"The bottom line is that we are asking state-funded authorities to
refrain from becoming involved in women’s personal reasons for wanting
to immerse themselves in a mikva, and to recognize that each woman has
the right to choose for herself.”
State-Funded Ritual Baths Bar Single Women To Prevent Extra-Marital Sex
Shmarya Rosenberg • FailedMessiah.com
At the direction of Israel's haredi-controlled chief rabbinate, Israel's state-funded mikvaot, ritual baths, are barring single women.
The vast majority of women using mikvas are married. They use the mikva to "purify" themselves after menstruation, allowing them to have sex with their husbands – which would otherwise be prohibited according to Jewish law.
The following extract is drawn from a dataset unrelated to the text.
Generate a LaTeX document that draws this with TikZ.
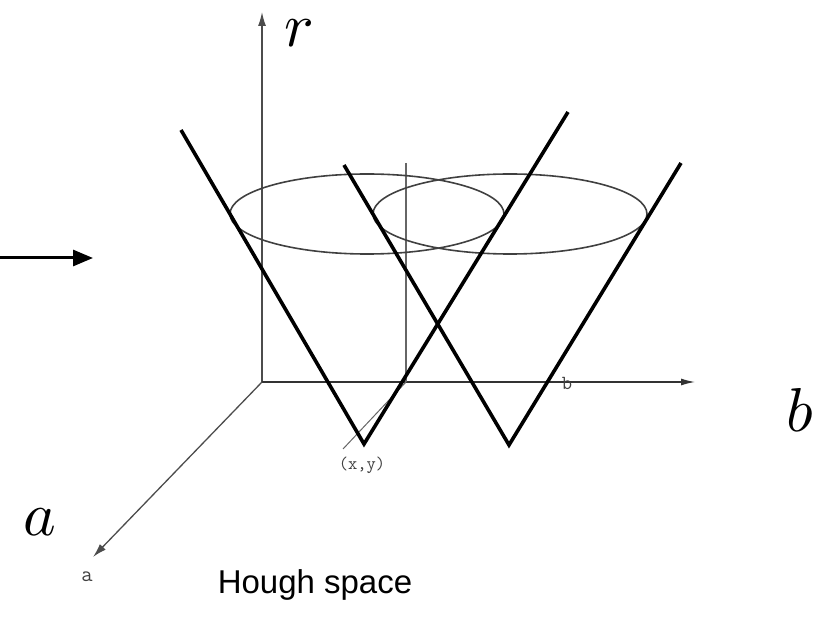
\documentclass[tikz,border=0pt]{standalone}
\usepackage{fontspec}
\usepackage{graphicx}
\newfontfamily\arial{Liberation Sans}
\usetikzlibrary{arrows.meta}
\begin{document}
\begin{tikzpicture}[x=1pt,y=-1pt,
  axis/.style={draw=black!70,line width=1.3pt},
  cone/.style={draw=black,line width=3.6pt,line join=miter},
  ell/.style={draw=black!75,line width=1.6pt},
  guide/.style={draw=black!60,line width=1.1pt},
  biglabel/.style={inner sep=0pt},
  tiny/.style={inner sep=0pt,font=\ttfamily\fontsize{18}{18}\selectfont,text=black!75}]
\useasboundingbox (0,0) rectangle (829,617);
% axes
\coordinate (O) at (262,382);
\coordinate (rtop) at (262,12);
\coordinate (btip) at (695,382);
\coordinate (atip) at (93,557);
\draw[axis,-{Latex[length=14pt,width=8pt]}] (O) -- (rtop);
\draw[axis,draw=black!80,-{Latex[length=14pt,width=7pt]}] (O) -- (btip);
\draw[axis,-{Latex[length=14pt,width=8pt]}] (O) -- (atip);
% second vertical and projection line
\coordinate (vtop) at (406,163);
\coordinate (vbot) at (406,382);
\coordinate (pend) at (343,449);
\draw[guide] (vtop) -- (vbot);
\draw[guide,line width=1pt] (vbot) -- (pend);
% ellipses
\draw[ell] (367,214) ellipse [x radius=137, y radius=40];
\draw[ell] (510,214) ellipse [x radius=137, y radius=40];
% cones
\coordinate (c1l) at (181,130);
\coordinate (c1a) at (364,444);
\coordinate (c1r) at (568,112);
\coordinate (c2l) at (344,165);
\coordinate (c2a) at (509,445);
\coordinate (c2r) at (681,163);
\draw[cone] (c1l) -- (c1a) -- (c1r);
\draw[cone] (c2l) -- (c2a) -- (c2r);
% left arrow
\coordinate (la0) at (0,258);
\coordinate (la1) at (93,258);
\draw[line width=3pt,-{Triangle[length=20pt,width=16pt]}] (la0) -- (la1);
% labels
\node[biglabel] (rl) at (299,33) {\scalebox{6.2}{$r$}};
\node[biglabel] (bl) at (800,410) {\scalebox{6.2}{$b$}};
\node[biglabel] (al) at (40,522) {\scalebox{6.2}{$a$}};
\node[inner sep=0pt,font=\arial\fontsize{33}{33}\selectfont] (hs) at (315,585) {Hough space};
\node[tiny] (xy) at (362,465) {(x,y)};
\node[tiny,font=\ttfamily\fontsize{20}{20}\selectfont] (bs) at (567,383) {b};
\node[tiny,font=\ttfamily\fontsize{22}{22}\selectfont] (as) at (87,577) {a};
\end{tikzpicture}
\end{document}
Except for converts who immerse as part of the conversion process, single women have been barred from immersing by the chief rabbinate, which cites a 10th Century CE halakhic ruling forbidding single women from immersing in mikvas. The ruling was made primarily to help put an end to premarital sex, relationships with concubines and ad hoc conversions done to convert local servant girls for the purpose of marriage or concubinage.
Kolech, the Center for Women’s Justice, petitioned the High Court of Justice to force mikvas to allow single women to immerse. It cited reasons beyond sex that could cause a single woman to want to use the mikva. Among those reasons is visiting the Temple Mount, which by Jewish law requires immersion in a mikva, something Zionist Orthodox rabbis often allow but haredi rabbis usually forbid.
But haredi and even many Zionist Orthodox rabbis refuse to allow single women to immerse for the purpose of visiting the Temple Mount, because the rabbis fear that doing so would lead to immersion for extra-marital sex.
Another reason cited by Kolech is immersion before Yom Kippur.
Susan Weiss, Kolech’s founding director told the Jerusalem Post that the state has no legal right to impose values on women:
The state has no right to impose its values on these women.
This issue is also a microcosm for the many human rights problems women face in this country and highlights the egregious power the rabbinate has over women. It is right that they should have to account and justify their power over us proves how egregious.
The bottom line is that we are asking state-funded authorities to refrain from becoming involved in women’s personal reasons for wanting to immerse themselves in a mikva, and to recognize that each woman has the right to choose for herself.
Before the 10th Century CE, especially during the period that the second Jerusalem Temple stood, single women are believed to have commonly immersed in mikvas.
Kolech argued in its petition to the High Court that the state-funded mikvas' attendants had no legal right to question women seeking to immerse to determine why the women want to use the mikva, or to ban those who are single from immersing.
The High Court gave the Religious Services Ministry 45 days to account for its ban.